Un buen día una pareja muy tierna y dulce en sus caricias y modales señoriales tomó el camino de siempre, pero esta vez, preocupados y tensos pensando en las dificultades que impedían su unión, la oposición de sus padres para culminar sus amores en santo matrimonio, se les vio conversar y abrazarse como si quisieran asirse el uno del otro y no separarse jamás. Posiblemente lejos de la realidad, absortos por el deseo, viviendo su sueño de jóvenes enamorados, que, a lo mejor, por la falta de comprensión de sus padres, no podían cumplir este compromiso ante Dios.
El tren de carga pasaba en las primeras horas de la tarde, muchas veces sin parar en las estaciones donde no tenía carga que dejar o llevar y como no había nada para intercambiar en la estación, pasaba rápido y pitaba como siempre hacen los maquinistas cuando se acercan a las estaciones o cruces con la carretera.
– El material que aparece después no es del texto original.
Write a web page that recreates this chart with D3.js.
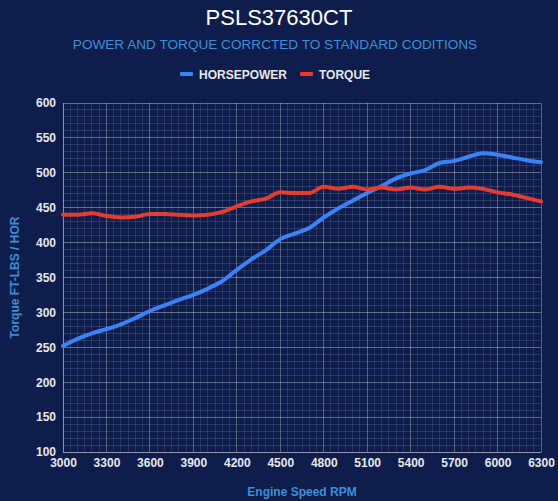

Cuanto el conductor divisó a la pareja de enamorados que justamente se encontraban en la mitad de los rieles en un lugar muy estrecho comenzó a pitar insistentemente.
Todo fue en vano, la pareja fue arrollada y destrozadas sus ilusiones. Los corazones saltaron del cuerpo, como si se quisieran buscarse entre las pencas y las flores y unirse para siempre. Todo quedó esparcido y solo había una gran mancha de sangre que dejó el tren que se alejó a su destino.
No sabemos, si intencionalmente quisieron unirse eternamente o fue tanto la entrega del uno para el otro, qué no se dieron cuenta de lo que podía suceder. Todo terminó y solamente quedó el recuerdo de dos corazones atravesados por una flecha, grabados en la corteza de un árbol cercano al sitio del accidente.
El tren se fue, sus ilusiones también se fueron en fugaz carrera, nunca se supo lo que aconteció, pero en su muerte quedó la imagen de la mujer amada, en su boca el sabor de sus besos y en el pecho la amargura, de aquella flor de primavera y hoy lirio de este entierro.